A ciência confirma o que muitas famílias já sabem: crianças que frequentam creches estão mais suscetíveis a doenças como pneumonia, meningite, sinusite e otite. E a situação é pior para os filhos de famílias de baixa renda que ficam em creches públicas.

Longe de estar relacionado ao amor da mãe ou ao cuidado da avó, esse quadro é resultado de diversos fatores, todos relacionados a questões financeiras –entre eles, a maior incidência da bactéria pneumococo, cuja vacina só deve estar disponível gratuitamente no próximo ano na rede pública.

“Frequentar creche abaixo de dois anos é fator de risco”, diz Marco Aurélio Safadi, membro do Departamento Científico de Infectologia da SBP (Sociedade Brasileira de Pediatria). “Especialmente na rede pública, onde há um número maior de crianças em cada sala e maior chance de entrar em contato com a bactéria.”

Nos últimos dez anos, diversos estudos registraram a alta incidência do pneumococo entre crianças de creches públicas. Em Salvador (BA), 69,7% carregam –e transmitem– a bactéria. Goiânia (GO) registra 57,6%, e São Paulo, 35%.

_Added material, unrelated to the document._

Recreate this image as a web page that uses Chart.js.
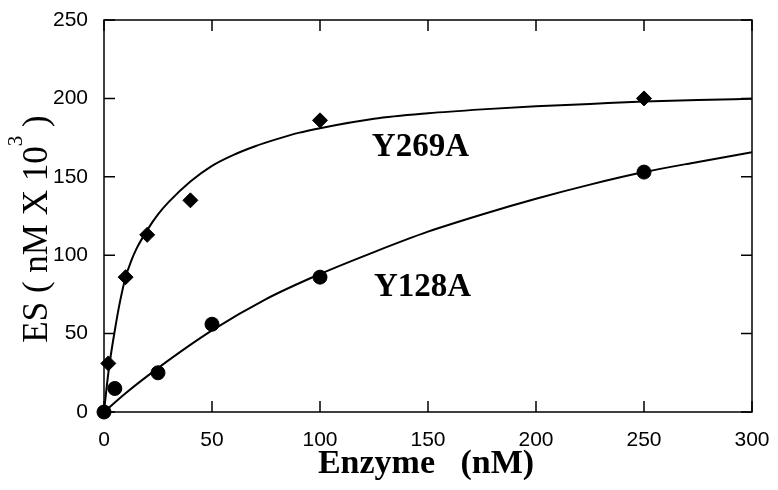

Em Fortaleza, o percentual chega a 71%, registrado em pesquisa de Luís Carlos Rey, professor de pediatria do Departamento Materno-Infantil da UFC (Universidade Federal do Ceará). “Havia creches com quase 100% de colonização [presença da bactéria]”, diz Rey. “Em todos os países, as crianças de creches apresentam taxa de colonização acima da média da população. Mas em nenhum outro país temos esse nível.” Entre crianças saudáveis recrutadas em postos de saúde (incluindo as de creche e as que ficam em casa), a média é de 49%.

Fatores

Portar a bactéria não significa necessariamente ficar doente por causa dela –há outros fatores que desencadeiam as doenças, como infecções virais prévias ou aumento de secreção nasal. Mas sabe-se que, onde sua presença é maior, é maior também a incidência das doenças relacionadas a ela.

“Temos uma taxa 50% maior de pneumonia entre pobres do que entre ricos”, destaca Rey, referindo-se à chamada pneumonia comunitária, forma mais branda e muito comum da doença, que gera grande demanda nas alas pediátricas dos hospitais públicos.

Luiza Falleiros, chefe da seção de pesquisas e trabalhos científicos do Instituto de Infectologia Emílio Ribas, lembra que há outros fatores associados ao aparecimento de doenças causadas pelo pneumococo. “A criança [das classes sociais mais baixas] tem mais pneumonia também porque é menos agasalhada, tem menor aporte protéico. É justamente a que mais precisa de uma vacina”, afirma. “A criança de maior poder aquisitivo tem quarto bem ventilado, ensolarado, maior proteção e mais condições de resolver bem uma doença.”

Contra esses problemas, resta aos pais das crianças que ainda não tomam vacina contra pneumococo fazer o básico: manter a carteira de vacinação em dia. Evitando outras doenças, reduzem-se também as chances de surgimento de pneumonia, meningite e otite média aguda.

Falleiros lembra ainda um fator de risco que independe de classe social: o tabagismo. “Fumar dentro de casa aumenta muito o risco de doenças respiratórias. E há cigarro na casa do rico e na casa do pobre.”